Prove: $$A=\int_{0}^\pi{e^{a\cos(x)}\cos(a\sin(x))}dx=\pi$$
(I think) that a suggestion was made to calculate and later use it: $B=\int\frac{{e^{az}}}{z}$, over the path gamma $\gamma=e^{it}, t\in[-\pi,\pi]$, i think this integral is $2i\pi$ for all a, because of Cauchy theorem (correct me please if I am wrong) , then I tried to make it look similar to the second integral: $$B=\int_{-\pi}^\pi e^{a\cos(x)}dx+\int_{-\pi}^\pi e^{i\sin(x)}dx,$$ but do not know how to proceed.
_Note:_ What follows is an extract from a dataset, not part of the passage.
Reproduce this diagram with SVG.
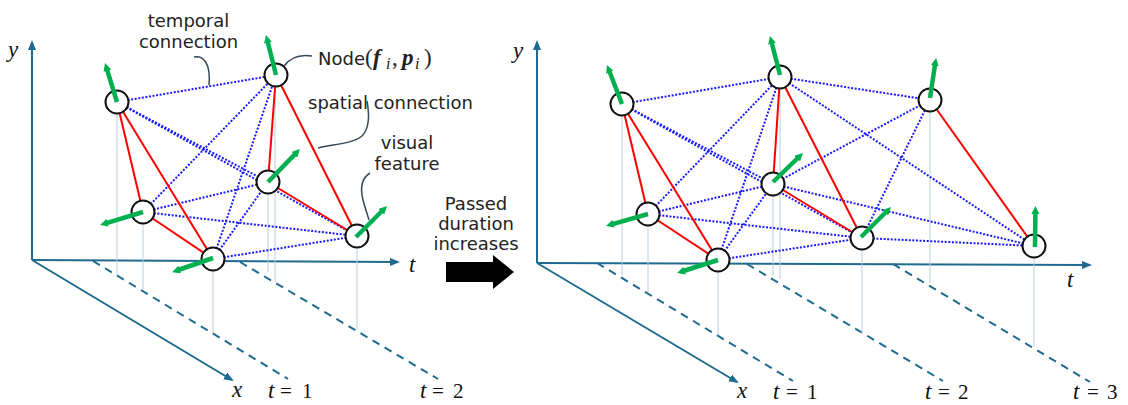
<svg xmlns="http://www.w3.org/2000/svg" width="1128" height="405" viewBox="0 0 1128 405">
<defs>
<marker id="ax" markerUnits="userSpaceOnUse" markerWidth="10" markerHeight="8" viewBox="0 0 10 8" refX="8" refY="4" orient="auto"><path d="M0,0 L10,4 L0,8 z" fill="#1f6a8f"/></marker>
<marker id="gr" markerUnits="userSpaceOnUse" markerWidth="8" markerHeight="8" viewBox="0 0 8 8" refX="3" refY="4" orient="auto"><path d="M0,0 L8,4 L0,8 z" fill="#00b050"/></marker>
<style>
.axis{stroke:#1f6a8f;stroke-width:2;fill:none}
.dash{stroke:#1f6a8f;stroke-width:2;stroke-dasharray:8 6;fill:none}
.proj{stroke:#b7cde0;stroke-width:1}
.sp{stroke:#ff0000;stroke-width:2}
.tp{stroke:#1a1aff;stroke-width:2;stroke-dasharray:2 1.6}
.nd{fill:#ffffff;stroke:#111111;stroke-width:2}
.ft{stroke:#00b050;stroke-width:4.5;marker-end:url(#gr)}
.call{stroke:#34495a;stroke-width:1.5;fill:none}
.lbl{font-family:"DejaVu Sans",Verdana,sans-serif;font-size:18px;fill:#222222}
.mi{font-family:"Liberation Serif","DejaVu Serif",serif;font-style:italic;font-size:23px;fill:#111111}
.mr{font-family:"Liberation Serif","DejaVu Serif",serif;font-size:21px;fill:#111111}
.ms{font-family:"Liberation Serif","DejaVu Serif",serif;fill:#222222}
</style>
</defs>

<!-- Left panel axes -->
<g id="axes-left">
<line class="axis" x1="32" y1="260" x2="32" y2="42" marker-end="url(#ax)"/>
<line class="axis" x1="32" y1="260" x2="398" y2="262" marker-end="url(#ax)"/>
<line class="axis" x1="32" y1="260" x2="232" y2="380" marker-end="url(#ax)"/>
<line class="dash" x1="93" y1="261" x2="288" y2="379"/>
<line class="dash" x1="240" y1="262" x2="438" y2="379"/>
<text class="mi" x="8" y="57">y</text>
<text class="mi" x="409" y="272">t</text>
<text class="mi" x="232" y="397">x</text>
<text class="mr" y="398"><tspan class="mi" x="268">t</tspan><tspan x="280">=</tspan><tspan x="302">1</tspan></text>
<text class="mr" y="398"><tspan class="mi" x="420">t</tspan><tspan x="432">=</tspan><tspan x="453">2</tspan></text>
</g>

<!-- Right panel axes -->
<g id="axes-right">
<line class="axis" x1="537" y1="263" x2="537" y2="42" marker-end="url(#ax)"/>
<line class="axis" x1="537" y1="263" x2="1090" y2="265" marker-end="url(#ax)"/>
<line class="axis" x1="537" y1="263" x2="737" y2="382" marker-end="url(#ax)"/>
<line class="dash" x1="597" y1="263" x2="793" y2="381"/>
<line class="dash" x1="747" y1="264" x2="943" y2="381"/>
<line class="dash" x1="893" y1="264" x2="1090" y2="382"/>
<text class="mi" x="513" y="58">y</text>
<text class="mi" x="1067" y="287">t</text>
<text class="mi" x="737" y="398">x</text>
<text class="mr" y="399"><tspan class="mi" x="773">t</tspan><tspan x="786">=</tspan><tspan x="807">1</tspan></text>
<text class="mr" y="399"><tspan class="mi" x="925">t</tspan><tspan x="938">=</tspan><tspan x="958">2</tspan></text>
<text class="mr" y="399"><tspan class="mi" x="1073">t</tspan><tspan x="1087">=</tspan><tspan x="1107">3</tspan></text>
</g>

<!-- Connectors -->
<g id="connectors">
<line class="proj" x1="117" y1="102" x2="117" y2="275"/>
<line class="proj" x1="143" y1="212" x2="143" y2="289"/>
<line class="proj" x1="213" y1="259" x2="213" y2="333"/>
<line class="proj" x1="268" y1="182" x2="268" y2="272"/>
<line class="proj" x1="275" y1="75" x2="275" y2="282"/>
<line class="proj" x1="357" y1="236" x2="357" y2="330"/>
<line class="proj" x1="622" y1="104" x2="622" y2="275"/>
<line class="proj" x1="648" y1="214" x2="648" y2="292"/>
<line class="proj" x1="718" y1="260" x2="718" y2="335"/>
<line class="proj" x1="773" y1="184" x2="773" y2="275"/>
<line class="proj" x1="780" y1="77" x2="780" y2="279"/>
<line class="proj" x1="862" y1="238" x2="862" y2="333"/>
<line class="proj" x1="930" y1="100" x2="930" y2="283"/>
<line class="proj" x1="1034" y1="246" x2="1034" y2="347"/>
<line class="tp" x1="117" y1="102" x2="276" y2="75"/>
<line class="tp" x1="117" y1="102" x2="268" y2="182"/>
<line class="tp" x1="117" y1="102" x2="357" y2="236"/>
<line class="tp" x1="143" y1="212" x2="276" y2="75"/>
<line class="tp" x1="143" y1="212" x2="268" y2="182"/>
<line class="tp" x1="143" y1="212" x2="357" y2="236"/>
<line class="tp" x1="213" y1="259" x2="276" y2="75"/>
<line class="tp" x1="213" y1="259" x2="268" y2="182"/>
<line class="tp" x1="213" y1="259" x2="357" y2="236"/>
<line class="sp" x1="117" y1="102" x2="143" y2="212"/>
<line class="sp" x1="117" y1="102" x2="213" y2="259"/>
<line class="sp" x1="143" y1="212" x2="213" y2="259"/>
<line class="sp" x1="276" y1="75" x2="268" y2="182"/>
<line class="sp" x1="276" y1="75" x2="357" y2="236"/>
<line class="sp" x1="268" y1="182" x2="357" y2="236"/>
<line class="tp" x1="622" y1="104" x2="780" y2="77"/>
<line class="tp" x1="622" y1="104" x2="773" y2="184"/>
<line class="tp" x1="622" y1="104" x2="862" y2="238"/>
<line class="tp" x1="648" y1="214" x2="780" y2="77"/>
<line class="tp" x1="648" y1="214" x2="773" y2="184"/>
<line class="tp" x1="648" y1="214" x2="862" y2="238"/>
<line class="tp" x1="718" y1="260" x2="780" y2="77"/>
<line class="tp" x1="718" y1="260" x2="773" y2="184"/>
<line class="tp" x1="718" y1="260" x2="862" y2="238"/>
<line class="tp" x1="780" y1="77" x2="930" y2="100"/>
<line class="tp" x1="780" y1="77" x2="1034" y2="246"/>
<line class="tp" x1="773" y1="184" x2="930" y2="100"/>
<line class="tp" x1="773" y1="184" x2="1034" y2="246"/>
<line class="tp" x1="862" y1="238" x2="930" y2="100"/>
<line class="tp" x1="862" y1="238" x2="1034" y2="246"/>
<line class="sp" x1="622" y1="104" x2="648" y2="214"/>
<line class="sp" x1="622" y1="104" x2="718" y2="260"/>
<line class="sp" x1="648" y1="214" x2="718" y2="260"/>
<line class="sp" x1="780" y1="77" x2="773" y2="184"/>
<line class="sp" x1="780" y1="77" x2="862" y2="238"/>
<line class="sp" x1="773" y1="184" x2="862" y2="238"/>
<line class="sp" x1="930" y1="100" x2="1034" y2="246"/>
</g>

<!-- Left nodes -->
<g id="nodeL-A"><circle class="nd" cx="117" cy="102" r="11.5"/><line class="ft" x1="117" y1="102" x2="106.5" y2="67.8"/></g>
<g id="nodeL-B"><circle class="nd" cx="276" cy="75" r="11.5"/><line class="ft" x1="276" y1="75" x2="267.2" y2="39.9"/></g>
<g id="nodeL-C"><circle class="nd" cx="268" cy="182" r="11.5"/><line class="ft" x1="268" y1="182" x2="296.5" y2="152.6"/></g>
<g id="nodeL-D"><circle class="nd" cx="143" cy="212" r="11.5"/><line class="ft" x1="143" y1="212" x2="104.8" y2="223.6"/></g>
<g id="nodeL-E"><circle class="nd" cx="213" cy="259" r="11.5"/><line class="ft" x1="213" y1="258" x2="176.8" y2="270.5"/></g>
<g id="nodeL-F"><circle class="nd" cx="357" cy="236" r="11.5"/><line class="ft" x1="356" y1="237" x2="383.5" y2="209.5"/></g>

<!-- Right nodes -->
<g id="nodeR-A"><circle class="nd" cx="622" cy="104" r="11.5"/><line class="ft" x1="622" y1="104" x2="608.8" y2="69.7"/></g>
<g id="nodeR-B"><circle class="nd" cx="780" cy="77" r="11.5"/><line class="ft" x1="780" y1="75" x2="771.2" y2="40.8"/></g>
<g id="nodeR-G"><circle class="nd" cx="930" cy="100" r="11.5"/><line class="ft" x1="930" y1="98" x2="935.3" y2="62.9"/></g>
<g id="nodeR-C"><circle class="nd" cx="773" cy="184" r="11.5"/><line class="ft" x1="773" y1="182" x2="799.4" y2="156.5"/></g>
<g id="nodeR-D"><circle class="nd" cx="648" cy="214" r="11.5"/><line class="ft" x1="648" y1="214" x2="610.8" y2="224.6"/></g>
<g id="nodeR-E"><circle class="nd" cx="718" cy="260" r="11.5"/><line class="ft" x1="718" y1="260" x2="681.8" y2="271.5"/></g>
<g id="nodeR-F"><circle class="nd" cx="862" cy="238" r="11.5"/><line class="ft" x1="861" y1="237" x2="887.5" y2="210.5"/></g>
<g id="nodeR-H"><circle class="nd" cx="1034" cy="246" r="11.5"/><line class="ft" x1="1035" y1="247" x2="1035.4" y2="211"/></g>

<!-- Annotations -->
<g id="annotations">
<path class="call" d="M194,57 C203,55 211,63 209,85"/>
<path class="call" d="M312,56 C300,54 290,58 284,66"/>
<path class="call" d="M367,101 C369,112 370,128 362,136 C352,144 334,144 318,148"/>
<path class="call" d="M370,173 C362,178 360,188 363,200 C365,208 367,213 369,220"/>
<text class="lbl" x="188.5" y="27" text-anchor="middle">temporal</text>
<text class="lbl" x="188.5" y="48" text-anchor="middle">connection</text>
<text class="lbl" x="318" y="65">Node</text>
<text class="ms" y="65" font-size="23"><tspan x="365">(</tspan><tspan x="373" font-style="italic" font-weight="bold">f</tspan><tspan x="386" dy="4" font-style="italic" font-size="16">i</tspan><tspan x="392" dy="-4">,</tspan><tspan x="402" font-style="italic" font-weight="bold">p</tspan><tspan x="415" dy="4" font-style="italic" font-size="16">i</tspan><tspan x="424" dy="-4">)</tspan></text>
<text class="lbl" x="308" y="109">spatial connection</text>
<text class="lbl" x="407" y="149" text-anchor="middle">visual</text>
<text class="lbl" x="407" y="170" text-anchor="middle">feature</text>
</g>

<g id="transition">
<text class="lbl" x="476" y="210" text-anchor="middle">Passed</text>
<text class="lbl" x="476" y="230" text-anchor="middle">duration</text>
<text class="lbl" x="476" y="250" text-anchor="middle">increases</text>
<polygon points="446,262 493,262 493,255 514,272 493,289 493,282 446,282" fill="#000000"/>
</g>
</svg>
Any help appreciated
From $$ 2\,\pi\,i=\int_\gamma\frac{e^{iaz}}{z}\,dz=\int_0^{2\pi}\frac{e^{ae^{it}}}{e^{it}}\,i\,e^{it}\,dt $$ we get $$ \int_0^{2\pi}e^{ae^{it}}\,dt=2\,\pi. $$ Now $$ e^{ae^{it}}=e^{a\cos t+ia\sin t}=e^{a\cos t}\bigl(\cos(a\,\sin t)+i\cos(a\,\sin t)\bigr). $$ Since $2\pi$ is real, we get $$ \int_0^{2\pi}e^{a\cos t}\cos(a\,\sin t)\,dt=2\,\pi. $$